**WHAT YOU WILL DO**
Reproduce, please, the span of lines beginning at the line with "Output the web" and ending at the line with "const yTicks = [1, 2, 3, 4, 5, 6, 7, 8, 9]", inclusive, minus any pictures.

**DATA SHOWN**

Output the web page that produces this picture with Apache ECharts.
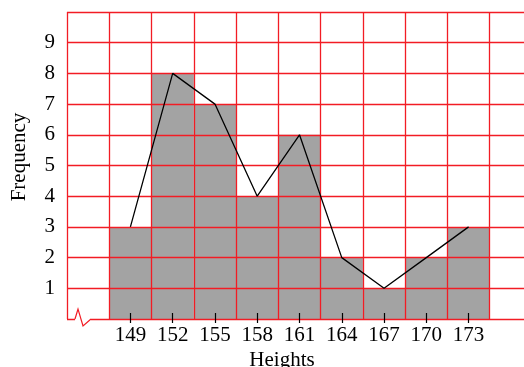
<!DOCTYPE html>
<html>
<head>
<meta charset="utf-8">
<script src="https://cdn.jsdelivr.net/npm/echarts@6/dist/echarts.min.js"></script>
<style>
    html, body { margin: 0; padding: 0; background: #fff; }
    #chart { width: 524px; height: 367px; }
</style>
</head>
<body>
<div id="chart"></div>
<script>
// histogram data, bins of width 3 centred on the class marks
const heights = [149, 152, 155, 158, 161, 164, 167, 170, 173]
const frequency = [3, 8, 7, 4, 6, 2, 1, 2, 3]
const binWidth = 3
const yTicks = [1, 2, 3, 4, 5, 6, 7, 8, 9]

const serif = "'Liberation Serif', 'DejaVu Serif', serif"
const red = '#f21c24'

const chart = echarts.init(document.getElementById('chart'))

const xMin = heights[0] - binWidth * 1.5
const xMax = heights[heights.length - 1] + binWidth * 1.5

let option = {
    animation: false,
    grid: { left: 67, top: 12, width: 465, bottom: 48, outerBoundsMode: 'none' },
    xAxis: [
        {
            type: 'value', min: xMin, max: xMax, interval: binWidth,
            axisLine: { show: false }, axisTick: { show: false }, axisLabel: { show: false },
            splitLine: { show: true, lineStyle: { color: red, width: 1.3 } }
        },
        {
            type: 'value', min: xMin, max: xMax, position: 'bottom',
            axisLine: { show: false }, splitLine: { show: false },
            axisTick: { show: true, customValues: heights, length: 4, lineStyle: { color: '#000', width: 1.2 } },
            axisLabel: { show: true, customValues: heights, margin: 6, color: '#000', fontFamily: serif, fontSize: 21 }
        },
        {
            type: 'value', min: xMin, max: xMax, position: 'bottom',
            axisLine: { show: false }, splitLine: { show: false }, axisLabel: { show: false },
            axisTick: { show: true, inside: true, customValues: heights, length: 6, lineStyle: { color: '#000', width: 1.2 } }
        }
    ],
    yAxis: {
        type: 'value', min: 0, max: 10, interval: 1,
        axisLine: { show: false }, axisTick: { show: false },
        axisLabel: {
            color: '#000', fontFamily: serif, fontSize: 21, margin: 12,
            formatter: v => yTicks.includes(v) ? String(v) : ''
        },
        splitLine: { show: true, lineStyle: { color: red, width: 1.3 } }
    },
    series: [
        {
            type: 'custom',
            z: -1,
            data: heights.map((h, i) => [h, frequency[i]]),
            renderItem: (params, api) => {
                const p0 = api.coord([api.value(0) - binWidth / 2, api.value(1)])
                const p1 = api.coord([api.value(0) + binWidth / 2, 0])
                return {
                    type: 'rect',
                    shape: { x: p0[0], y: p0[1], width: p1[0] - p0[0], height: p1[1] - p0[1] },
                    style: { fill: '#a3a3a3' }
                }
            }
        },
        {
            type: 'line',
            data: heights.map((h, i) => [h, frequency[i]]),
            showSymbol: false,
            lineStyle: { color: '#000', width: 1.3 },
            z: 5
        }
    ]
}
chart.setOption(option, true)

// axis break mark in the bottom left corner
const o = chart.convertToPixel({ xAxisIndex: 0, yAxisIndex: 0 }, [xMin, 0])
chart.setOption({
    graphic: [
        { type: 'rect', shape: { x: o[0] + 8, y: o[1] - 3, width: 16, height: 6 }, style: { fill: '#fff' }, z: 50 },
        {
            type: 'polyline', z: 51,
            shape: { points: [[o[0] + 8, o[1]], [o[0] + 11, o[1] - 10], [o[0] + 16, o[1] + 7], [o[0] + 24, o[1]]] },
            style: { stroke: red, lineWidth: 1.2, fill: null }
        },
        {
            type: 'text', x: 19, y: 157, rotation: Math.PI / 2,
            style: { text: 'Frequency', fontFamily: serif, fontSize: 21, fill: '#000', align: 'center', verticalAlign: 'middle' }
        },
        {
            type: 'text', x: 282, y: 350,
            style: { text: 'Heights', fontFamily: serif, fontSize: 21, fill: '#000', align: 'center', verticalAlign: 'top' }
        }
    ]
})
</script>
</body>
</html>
--
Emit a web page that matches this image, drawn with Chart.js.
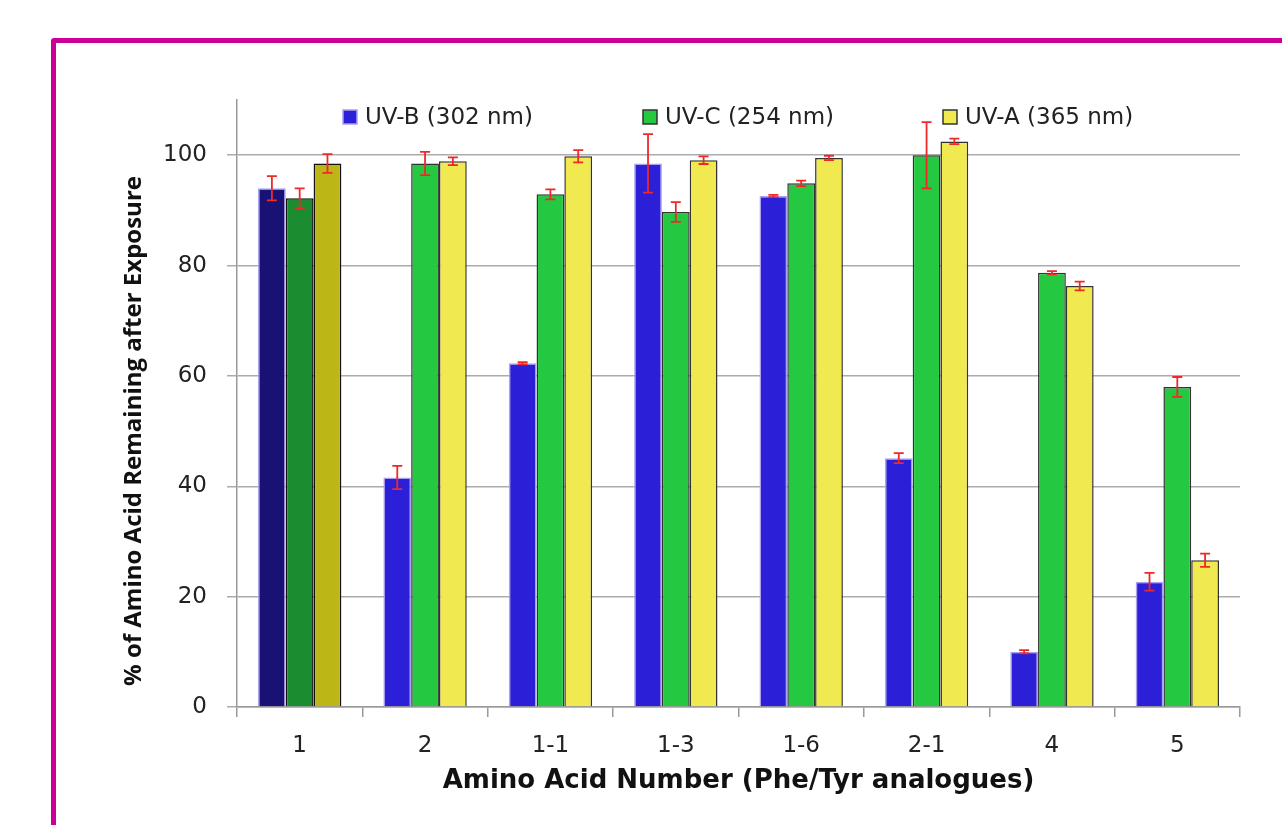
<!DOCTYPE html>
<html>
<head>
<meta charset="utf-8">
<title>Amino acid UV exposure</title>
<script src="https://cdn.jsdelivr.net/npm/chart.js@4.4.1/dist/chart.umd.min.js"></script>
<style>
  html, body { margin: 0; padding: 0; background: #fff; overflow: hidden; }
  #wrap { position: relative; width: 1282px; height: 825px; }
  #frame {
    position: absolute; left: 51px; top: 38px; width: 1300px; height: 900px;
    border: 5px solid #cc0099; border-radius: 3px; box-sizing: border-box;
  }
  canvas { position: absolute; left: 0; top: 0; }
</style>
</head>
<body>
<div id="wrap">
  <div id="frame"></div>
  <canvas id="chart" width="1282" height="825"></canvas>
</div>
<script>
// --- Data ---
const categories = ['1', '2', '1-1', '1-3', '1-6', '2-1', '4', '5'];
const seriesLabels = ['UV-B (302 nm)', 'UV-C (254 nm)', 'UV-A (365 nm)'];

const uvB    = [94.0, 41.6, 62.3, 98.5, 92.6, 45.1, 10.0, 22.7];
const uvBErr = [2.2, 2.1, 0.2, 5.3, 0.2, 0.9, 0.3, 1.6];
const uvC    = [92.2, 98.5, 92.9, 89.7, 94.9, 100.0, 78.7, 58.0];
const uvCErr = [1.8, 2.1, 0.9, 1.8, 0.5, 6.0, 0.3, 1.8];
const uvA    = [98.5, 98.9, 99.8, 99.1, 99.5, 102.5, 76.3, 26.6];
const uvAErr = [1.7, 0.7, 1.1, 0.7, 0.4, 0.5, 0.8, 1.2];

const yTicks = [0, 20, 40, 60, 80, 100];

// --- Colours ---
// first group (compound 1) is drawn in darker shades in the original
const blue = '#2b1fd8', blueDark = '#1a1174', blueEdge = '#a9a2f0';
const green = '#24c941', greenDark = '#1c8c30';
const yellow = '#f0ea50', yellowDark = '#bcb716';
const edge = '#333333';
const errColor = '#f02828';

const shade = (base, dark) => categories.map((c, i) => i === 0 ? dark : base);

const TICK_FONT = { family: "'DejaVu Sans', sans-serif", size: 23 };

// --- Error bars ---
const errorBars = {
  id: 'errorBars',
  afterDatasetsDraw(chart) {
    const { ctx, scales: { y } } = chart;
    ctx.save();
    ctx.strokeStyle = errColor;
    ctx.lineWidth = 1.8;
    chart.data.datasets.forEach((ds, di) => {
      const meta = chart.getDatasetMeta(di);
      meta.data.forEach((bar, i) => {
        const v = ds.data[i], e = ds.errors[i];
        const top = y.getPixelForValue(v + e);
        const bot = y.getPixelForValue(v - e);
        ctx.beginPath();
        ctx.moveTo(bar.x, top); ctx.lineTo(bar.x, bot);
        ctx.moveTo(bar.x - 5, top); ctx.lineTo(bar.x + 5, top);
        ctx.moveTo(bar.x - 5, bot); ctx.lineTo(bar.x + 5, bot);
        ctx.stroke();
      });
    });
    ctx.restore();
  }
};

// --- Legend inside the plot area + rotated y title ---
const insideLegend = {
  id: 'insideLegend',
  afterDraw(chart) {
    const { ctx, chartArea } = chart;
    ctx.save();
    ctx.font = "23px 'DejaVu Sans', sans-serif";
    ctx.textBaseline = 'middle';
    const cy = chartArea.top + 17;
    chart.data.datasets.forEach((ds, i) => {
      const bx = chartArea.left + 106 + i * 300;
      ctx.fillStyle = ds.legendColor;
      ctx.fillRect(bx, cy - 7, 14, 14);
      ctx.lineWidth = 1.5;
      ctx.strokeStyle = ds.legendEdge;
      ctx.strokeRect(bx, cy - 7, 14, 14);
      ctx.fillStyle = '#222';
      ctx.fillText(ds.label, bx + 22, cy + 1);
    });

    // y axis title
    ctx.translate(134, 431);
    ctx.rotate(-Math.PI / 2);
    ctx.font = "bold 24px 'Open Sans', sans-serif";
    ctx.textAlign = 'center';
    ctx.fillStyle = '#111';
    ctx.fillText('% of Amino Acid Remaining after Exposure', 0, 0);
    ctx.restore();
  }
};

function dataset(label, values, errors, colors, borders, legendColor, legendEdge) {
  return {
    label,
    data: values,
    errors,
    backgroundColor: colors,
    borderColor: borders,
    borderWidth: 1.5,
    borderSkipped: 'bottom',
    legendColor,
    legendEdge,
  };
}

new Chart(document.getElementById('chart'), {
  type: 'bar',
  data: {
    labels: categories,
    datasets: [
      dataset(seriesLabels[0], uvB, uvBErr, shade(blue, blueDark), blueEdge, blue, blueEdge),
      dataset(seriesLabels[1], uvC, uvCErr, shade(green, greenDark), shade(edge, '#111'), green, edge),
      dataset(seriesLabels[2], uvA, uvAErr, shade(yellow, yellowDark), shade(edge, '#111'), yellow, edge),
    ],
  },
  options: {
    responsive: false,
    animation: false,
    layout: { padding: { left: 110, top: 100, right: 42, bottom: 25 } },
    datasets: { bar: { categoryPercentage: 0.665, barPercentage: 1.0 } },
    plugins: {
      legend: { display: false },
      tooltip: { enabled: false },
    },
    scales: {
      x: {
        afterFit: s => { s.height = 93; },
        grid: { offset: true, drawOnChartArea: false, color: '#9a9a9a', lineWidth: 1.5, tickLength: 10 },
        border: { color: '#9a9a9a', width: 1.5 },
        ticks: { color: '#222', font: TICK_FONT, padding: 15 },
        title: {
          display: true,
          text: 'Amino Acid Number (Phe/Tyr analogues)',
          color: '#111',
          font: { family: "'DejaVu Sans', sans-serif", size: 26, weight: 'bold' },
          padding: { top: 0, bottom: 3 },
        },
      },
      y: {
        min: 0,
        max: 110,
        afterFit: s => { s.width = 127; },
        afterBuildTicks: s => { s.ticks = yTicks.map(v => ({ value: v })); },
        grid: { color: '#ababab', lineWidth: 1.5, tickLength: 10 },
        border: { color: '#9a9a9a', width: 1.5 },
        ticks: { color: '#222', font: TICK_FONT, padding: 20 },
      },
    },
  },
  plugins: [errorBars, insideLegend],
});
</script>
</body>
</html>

**WRITTEN RESPONSE**
Output the web page that produces this picture with Apache ECharts.
<!DOCTYPE html>
<html>
<head>
<meta charset="utf-8">
<script src="https://cdn.jsdelivr.net/npm/echarts@6/dist/echarts.min.js"></script>
<style>
    html, body { margin: 0; padding: 0; background: #fff; }
    #chart { width: 524px; height: 367px; }
</style>
</head>
<body>
<div id="chart"></div>
<script>
// histogram data, bins of width 3 centred on the class marks
const heights = [149, 152, 155, 158, 161, 164, 167, 170, 173]
const frequency = [3, 8, 7, 4, 6, 2, 1, 2, 3]
const binWidth = 3
const yTicks = [1, 2, 3, 4, 5, 6, 7, 8, 9]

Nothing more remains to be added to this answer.